## Objective
Write every entry out again exactly, please, and skip the pictures.

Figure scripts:
## START
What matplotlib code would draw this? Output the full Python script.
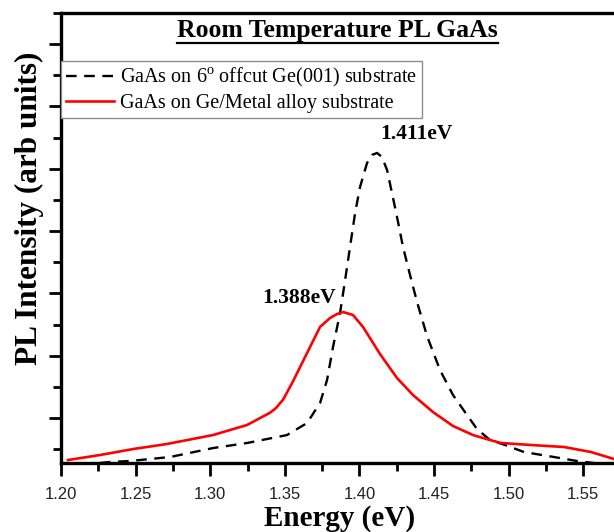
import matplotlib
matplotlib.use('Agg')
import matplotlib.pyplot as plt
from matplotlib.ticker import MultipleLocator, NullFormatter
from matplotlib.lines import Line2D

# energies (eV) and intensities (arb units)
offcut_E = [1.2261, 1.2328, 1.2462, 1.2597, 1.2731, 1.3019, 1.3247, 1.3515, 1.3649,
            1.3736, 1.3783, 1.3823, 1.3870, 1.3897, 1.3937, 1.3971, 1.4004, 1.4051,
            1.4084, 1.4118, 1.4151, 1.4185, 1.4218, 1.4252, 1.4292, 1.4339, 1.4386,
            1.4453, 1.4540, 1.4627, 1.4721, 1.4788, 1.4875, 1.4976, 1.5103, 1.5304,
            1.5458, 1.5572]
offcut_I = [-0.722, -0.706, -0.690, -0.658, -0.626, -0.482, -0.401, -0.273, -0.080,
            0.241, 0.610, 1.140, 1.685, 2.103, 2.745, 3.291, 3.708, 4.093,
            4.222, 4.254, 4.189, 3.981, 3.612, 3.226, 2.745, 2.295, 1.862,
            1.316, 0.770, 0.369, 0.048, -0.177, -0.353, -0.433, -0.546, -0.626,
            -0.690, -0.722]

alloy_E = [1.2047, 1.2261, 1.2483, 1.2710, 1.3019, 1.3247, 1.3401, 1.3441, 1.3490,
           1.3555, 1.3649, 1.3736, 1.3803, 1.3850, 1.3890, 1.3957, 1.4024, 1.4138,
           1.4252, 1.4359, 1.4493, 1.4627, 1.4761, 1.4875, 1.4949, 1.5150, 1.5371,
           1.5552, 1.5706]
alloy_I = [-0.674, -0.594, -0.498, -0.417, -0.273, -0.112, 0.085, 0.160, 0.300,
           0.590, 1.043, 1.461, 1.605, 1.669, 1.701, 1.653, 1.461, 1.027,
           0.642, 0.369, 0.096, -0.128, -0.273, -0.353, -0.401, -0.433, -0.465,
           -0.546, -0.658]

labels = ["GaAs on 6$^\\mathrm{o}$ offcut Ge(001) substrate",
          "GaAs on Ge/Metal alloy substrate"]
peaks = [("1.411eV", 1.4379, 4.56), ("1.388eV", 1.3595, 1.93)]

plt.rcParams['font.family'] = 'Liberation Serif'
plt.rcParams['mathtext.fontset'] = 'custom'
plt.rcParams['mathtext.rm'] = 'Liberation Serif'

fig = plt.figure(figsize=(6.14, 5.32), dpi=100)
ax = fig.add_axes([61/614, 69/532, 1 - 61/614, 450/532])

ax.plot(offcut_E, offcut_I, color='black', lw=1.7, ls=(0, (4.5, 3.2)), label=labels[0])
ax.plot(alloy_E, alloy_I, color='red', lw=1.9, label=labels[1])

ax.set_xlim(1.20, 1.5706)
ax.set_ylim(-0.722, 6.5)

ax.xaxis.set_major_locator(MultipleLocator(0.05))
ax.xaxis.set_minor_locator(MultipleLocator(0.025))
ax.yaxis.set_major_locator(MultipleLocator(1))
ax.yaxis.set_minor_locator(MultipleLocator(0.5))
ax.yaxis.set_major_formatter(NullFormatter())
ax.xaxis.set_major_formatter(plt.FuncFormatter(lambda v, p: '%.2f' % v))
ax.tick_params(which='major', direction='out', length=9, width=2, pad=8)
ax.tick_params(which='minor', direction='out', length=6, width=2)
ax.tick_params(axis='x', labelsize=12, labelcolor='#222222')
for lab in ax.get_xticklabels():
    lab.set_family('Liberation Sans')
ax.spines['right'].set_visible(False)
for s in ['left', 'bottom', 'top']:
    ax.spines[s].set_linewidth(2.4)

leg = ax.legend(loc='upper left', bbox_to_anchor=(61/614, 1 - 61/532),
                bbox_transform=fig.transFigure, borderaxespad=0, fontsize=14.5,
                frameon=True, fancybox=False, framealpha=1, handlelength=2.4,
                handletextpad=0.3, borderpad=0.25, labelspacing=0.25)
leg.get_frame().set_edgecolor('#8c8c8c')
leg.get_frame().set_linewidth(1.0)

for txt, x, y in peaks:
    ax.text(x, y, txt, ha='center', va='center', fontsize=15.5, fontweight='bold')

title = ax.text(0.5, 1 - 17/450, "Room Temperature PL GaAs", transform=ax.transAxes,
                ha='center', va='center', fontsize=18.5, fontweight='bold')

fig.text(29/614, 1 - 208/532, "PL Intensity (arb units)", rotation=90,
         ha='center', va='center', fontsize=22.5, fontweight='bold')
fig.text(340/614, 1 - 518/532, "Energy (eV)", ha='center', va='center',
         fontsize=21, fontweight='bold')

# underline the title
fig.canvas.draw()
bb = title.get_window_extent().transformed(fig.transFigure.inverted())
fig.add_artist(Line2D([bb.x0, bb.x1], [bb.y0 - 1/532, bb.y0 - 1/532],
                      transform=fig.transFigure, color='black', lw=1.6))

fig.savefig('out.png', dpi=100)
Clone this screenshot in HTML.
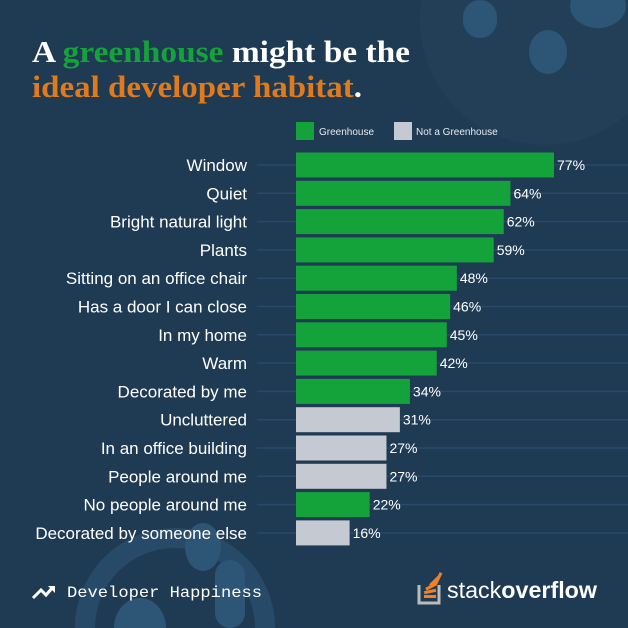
## END
## Answer for this exercise
What matplotlib code would draw this? Output the full Python script.
import matplotlib
matplotlib.use('Agg')
import matplotlib.pyplot as plt
from matplotlib.ticker import MultipleLocator, NullFormatter
from matplotlib.lines import Line2D

# energies (eV) and intensities (arb units)
offcut_E = [1.2261, 1.2328, 1.2462, 1.2597, 1.2731, 1.3019, 1.3247, 1.3515, 1.3649,
            1.3736, 1.3783, 1.3823, 1.3870, 1.3897, 1.3937, 1.3971, 1.4004, 1.4051,
            1.4084, 1.4118, 1.4151, 1.4185, 1.4218, 1.4252, 1.4292, 1.4339, 1.4386,
            1.4453, 1.4540, 1.4627, 1.4721, 1.4788, 1.4875, 1.4976, 1.5103, 1.5304,
            1.5458, 1.5572]
offcut_I = [-0.722, -0.706, -0.690, -0.658, -0.626, -0.482, -0.401, -0.273, -0.080,
            0.241, 0.610, 1.140, 1.685, 2.103, 2.745, 3.291, 3.708, 4.093,
            4.222, 4.254, 4.189, 3.981, 3.612, 3.226, 2.745, 2.295, 1.862,
            1.316, 0.770, 0.369, 0.048, -0.177, -0.353, -0.433, -0.546, -0.626,
            -0.690, -0.722]

alloy_E = [1.2047, 1.2261, 1.2483, 1.2710, 1.3019, 1.3247, 1.3401, 1.3441, 1.3490,
           1.3555, 1.3649, 1.3736, 1.3803, 1.3850, 1.3890, 1.3957, 1.4024, 1.4138,
           1.4252, 1.4359, 1.4493, 1.4627, 1.4761, 1.4875, 1.4949, 1.5150, 1.5371,
           1.5552, 1.5706]
alloy_I = [-0.674, -0.594, -0.498, -0.417, -0.273, -0.112, 0.085, 0.160, 0.300,
           0.590, 1.043, 1.461, 1.605, 1.669, 1.701, 1.653, 1.461, 1.027,
           0.642, 0.369, 0.096, -0.128, -0.273, -0.353, -0.401, -0.433, -0.465,
           -0.546, -0.658]

labels = ["GaAs on 6$^\\mathrm{o}$ offcut Ge(001) substrate",
          "GaAs on Ge/Metal alloy substrate"]
peaks = [("1.411eV", 1.4379, 4.56), ("1.388eV", 1.3595, 1.93)]

plt.rcParams['font.family'] = 'Liberation Serif'
plt.rcParams['mathtext.fontset'] = 'custom'
plt.rcParams['mathtext.rm'] = 'Liberation Serif'

fig = plt.figure(figsize=(6.14, 5.32), dpi=100)
ax = fig.add_axes([61/614, 69/532, 1 - 61/614, 450/532])

ax.plot(offcut_E, offcut_I, color='black', lw=1.7, ls=(0, (4.5, 3.2)), label=labels[0])
ax.plot(alloy_E, alloy_I, color='red', lw=1.9, label=labels[1])

ax.set_xlim(1.20, 1.5706)
ax.set_ylim(-0.722, 6.5)

ax.xaxis.set_major_locator(MultipleLocator(0.05))
ax.xaxis.set_minor_locator(MultipleLocator(0.025))
ax.yaxis.set_major_locator(MultipleLocator(1))
ax.yaxis.set_minor_locator(MultipleLocator(0.5))
ax.yaxis.set_major_formatter(NullFormatter())
ax.xaxis.set_major_formatter(plt.FuncFormatter(lambda v, p: '%.2f' % v))
ax.tick_params(which='major', direction='out', length=9, width=2, pad=8)
ax.tick_params(which='minor', direction='out', length=6, width=2)
ax.tick_params(axis='x', labelsize=12, labelcolor='#222222')
for lab in ax.get_xticklabels():
    lab.set_family('Liberation Sans')
ax.spines['right'].set_visible(False)
for s in ['left', 'bottom', 'top']:
    ax.spines[s].set_linewidth(2.4)

leg = ax.legend(loc='upper left', bbox_to_anchor=(61/614, 1 - 61/532),
                bbox_transform=fig.transFigure, borderaxespad=0, fontsize=14.5,
                frameon=True, fancybox=False, framealpha=1, handlelength=2.4,
                handletextpad=0.3, borderpad=0.25, labelspacing=0.25)
leg.get_frame().set_edgecolor('#8c8c8c')
leg.get_frame().set_linewidth(1.0)

for txt, x, y in peaks:
    ax.text(x, y, txt, ha='center', va='center', fontsize=15.5, fontweight='bold')

title = ax.text(0.5, 1 - 17/450, "Room Temperature PL GaAs", transform=ax.transAxes,
                ha='center', va='center', fontsize=18.5, fontweight='bold')

fig.text(29/614, 1 - 208/532, "PL Intensity (arb units)", rotation=90,
         ha='center', va='center', fontsize=22.5, fontweight='bold')
fig.text(340/614, 1 - 518/532, "Energy (eV)", ha='center', va='center',
         fontsize=21, fontweight='bold')

# underline the title
fig.canvas.draw()
bb = title.get_window_extent().transformed(fig.transFigure.inverted())
fig.add_artist(Line2D([bb.x0, bb.x1], [bb.y0 - 1/532, bb.y0 - 1/532],
                      transform=fig.transFigure, color='black', lw=1.6))

fig.savefig('out.png', dpi=100)
Clone this screenshot in HTML.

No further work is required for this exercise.